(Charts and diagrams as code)
────────────────────

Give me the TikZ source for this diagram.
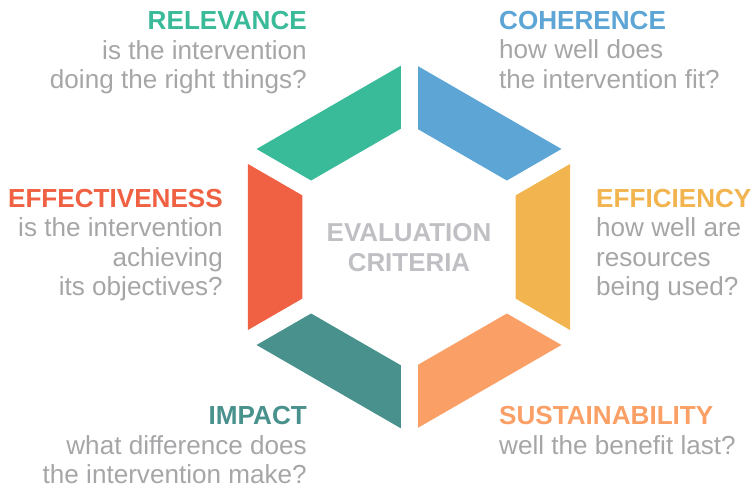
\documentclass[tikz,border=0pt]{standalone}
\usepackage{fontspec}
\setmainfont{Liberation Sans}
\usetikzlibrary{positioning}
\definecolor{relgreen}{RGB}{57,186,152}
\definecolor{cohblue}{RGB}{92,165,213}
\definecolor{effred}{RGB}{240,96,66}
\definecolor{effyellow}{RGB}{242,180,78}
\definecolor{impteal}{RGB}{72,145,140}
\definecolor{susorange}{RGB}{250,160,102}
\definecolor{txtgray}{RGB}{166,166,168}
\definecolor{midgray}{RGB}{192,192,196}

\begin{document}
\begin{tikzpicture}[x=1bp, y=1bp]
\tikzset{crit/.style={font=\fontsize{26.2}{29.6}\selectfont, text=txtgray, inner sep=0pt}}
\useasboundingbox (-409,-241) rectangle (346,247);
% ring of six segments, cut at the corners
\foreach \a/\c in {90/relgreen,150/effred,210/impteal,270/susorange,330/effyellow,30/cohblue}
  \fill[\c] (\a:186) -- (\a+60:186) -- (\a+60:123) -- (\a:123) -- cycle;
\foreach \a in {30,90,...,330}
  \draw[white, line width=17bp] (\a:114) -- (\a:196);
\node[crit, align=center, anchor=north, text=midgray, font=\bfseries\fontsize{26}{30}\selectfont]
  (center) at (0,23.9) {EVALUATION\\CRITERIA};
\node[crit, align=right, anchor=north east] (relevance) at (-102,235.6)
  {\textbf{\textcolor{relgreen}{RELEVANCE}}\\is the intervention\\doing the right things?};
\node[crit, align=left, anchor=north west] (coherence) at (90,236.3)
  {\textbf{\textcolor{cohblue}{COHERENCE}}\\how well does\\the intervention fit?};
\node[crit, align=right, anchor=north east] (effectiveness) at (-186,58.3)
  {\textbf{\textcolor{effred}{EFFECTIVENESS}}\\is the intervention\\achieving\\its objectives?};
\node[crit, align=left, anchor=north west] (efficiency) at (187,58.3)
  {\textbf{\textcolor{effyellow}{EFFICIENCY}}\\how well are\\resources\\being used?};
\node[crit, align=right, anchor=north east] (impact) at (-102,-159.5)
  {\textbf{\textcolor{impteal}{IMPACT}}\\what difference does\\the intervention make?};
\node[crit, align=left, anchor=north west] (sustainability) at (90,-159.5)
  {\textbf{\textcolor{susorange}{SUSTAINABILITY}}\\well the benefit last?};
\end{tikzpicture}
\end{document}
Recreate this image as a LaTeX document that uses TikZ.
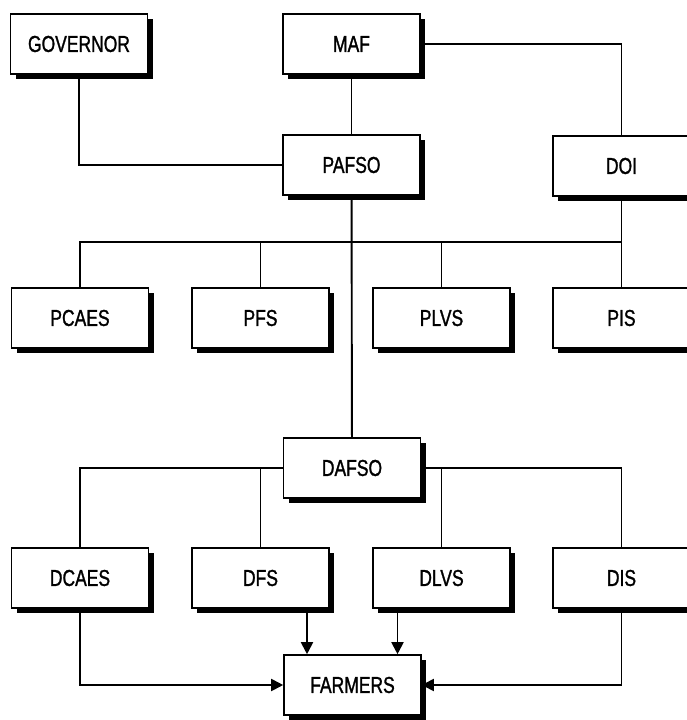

────────────────────

> **What to work on**: Each record must be quoted in full and exactly. Do not include the pictures.

> **Result for this exercise**:
Give me the TikZ source for this diagram.
\documentclass[tikz,border=0pt]{standalone}
\usepackage{fontspec}
\setmainfont{Liberation Sans}
\usetikzlibrary{positioning}
\definecolor{relgreen}{RGB}{57,186,152}
\definecolor{cohblue}{RGB}{92,165,213}
\definecolor{effred}{RGB}{240,96,66}
\definecolor{effyellow}{RGB}{242,180,78}
\definecolor{impteal}{RGB}{72,145,140}
\definecolor{susorange}{RGB}{250,160,102}
\definecolor{txtgray}{RGB}{166,166,168}
\definecolor{midgray}{RGB}{192,192,196}

\begin{document}
\begin{tikzpicture}[x=1bp, y=1bp]
\tikzset{crit/.style={font=\fontsize{26.2}{29.6}\selectfont, text=txtgray, inner sep=0pt}}
\useasboundingbox (-409,-241) rectangle (346,247);
% ring of six segments, cut at the corners
\foreach \a/\c in {90/relgreen,150/effred,210/impteal,270/susorange,330/effyellow,30/cohblue}
  \fill[\c] (\a:186) -- (\a+60:186) -- (\a+60:123) -- (\a:123) -- cycle;
\foreach \a in {30,90,...,330}
  \draw[white, line width=17bp] (\a:114) -- (\a:196);
\node[crit, align=center, anchor=north, text=midgray, font=\bfseries\fontsize{26}{30}\selectfont]
  (center) at (0,23.9) {EVALUATION\\CRITERIA};
\node[crit, align=right, anchor=north east] (relevance) at (-102,235.6)
  {\textbf{\textcolor{relgreen}{RELEVANCE}}\\is the intervention\\doing the right things?};
\node[crit, align=left, anchor=north west] (coherence) at (90,236.3)
  {\textbf{\textcolor{cohblue}{COHERENCE}}\\how well does\\the intervention fit?};
\node[crit, align=right, anchor=north east] (effectiveness) at (-186,58.3)
  {\textbf{\textcolor{effred}{EFFECTIVENESS}}\\is the intervention\\achieving\\its objectives?};
\node[crit, align=left, anchor=north west] (efficiency) at (187,58.3)
  {\textbf{\textcolor{effyellow}{EFFICIENCY}}\\how well are\\resources\\being used?};
\node[crit, align=right, anchor=north east] (impact) at (-102,-159.5)
  {\textbf{\textcolor{impteal}{IMPACT}}\\what difference does\\the intervention make?};
\node[crit, align=left, anchor=north west] (sustainability) at (90,-159.5)
  {\textbf{\textcolor{susorange}{SUSTAINABILITY}}\\well the benefit last?};
\end{tikzpicture}
\end{document}
Recreate this image as a LaTeX document that uses TikZ.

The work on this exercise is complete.